If you used libmaple ('rogers') core, it is likely more compact, it is specifically made / written to run only and only on stm32f103c8 and stm32f103cb.
that comes from the "old" maple mini, where it started.
libmaple ('rogers') core is deemed 'for experts' these days, it is nearly a 'from scratch' stm32duino core handcrafted to work on a specific processor (stm32f103c8 and stm32f103cb.) - lean and maybe *fast*
for the 'official' core, the attempt is to 'cross series', this is one of the biggest difference, it uses STM32 Cube HAL and attempts to run on many different boards.

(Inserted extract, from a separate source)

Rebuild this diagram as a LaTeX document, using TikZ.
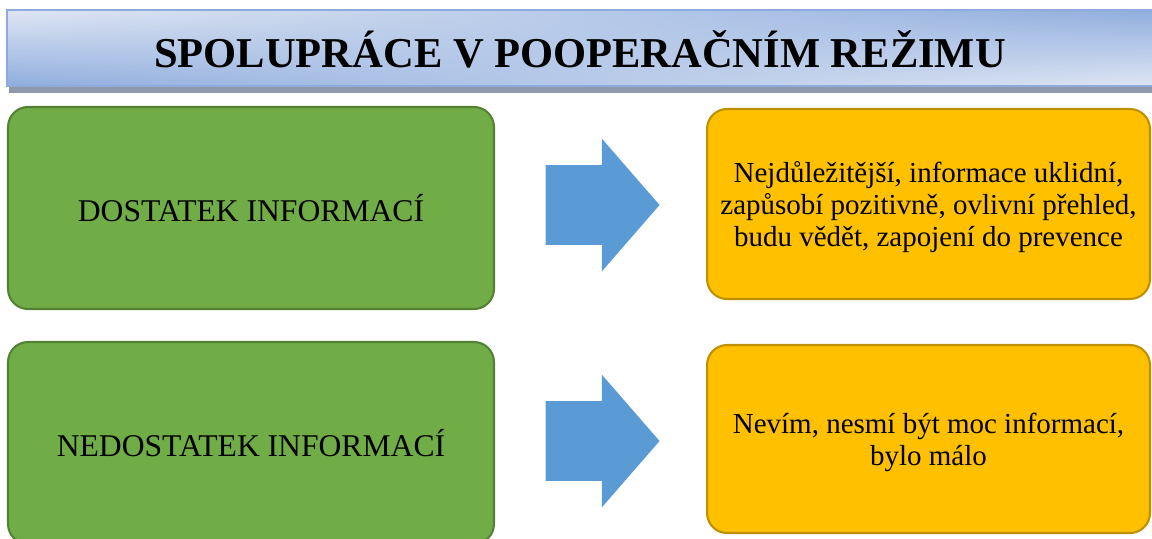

As such, you get a large board list there
https://github.com/stm32duino/Arduino_C ... ted-boards
valuable if you (may) intend to 'cross series' e.g. to simply use a different board. There is a chance a sketch written for (i.e. source code level) stm32f103 c8 'just works' on say stm32f4xx and even 'higher' chips. Though not necessarily all the time. There are some (hardware) architecture differences between stm32f103xx series vs the stm32f4xx series.
That may work if you can stick to the arduino API and the 'official' stm32duino API.
https://github.com/stm32duino/wiki/wiki/API
i.e. you may be able to 'cross series' by simply using that same API, but no promises though.
oh and 'play' with the settings optimizations e.g. -Os optimize size, smallest, there is this "LTO" link time optimization - earlier compilers actually removed too much codes and cause some apps to crash, current compilers may have solved it, I'd not know, but if you are 'testing' after all, i'd guess you could try it.
"LTO" etc are mainly there for the 'official' core only. the old 'libmaple' core don't have all these as they are based on even earlier 'prehistoric' compilers. Though it'd just build with new compilers as well.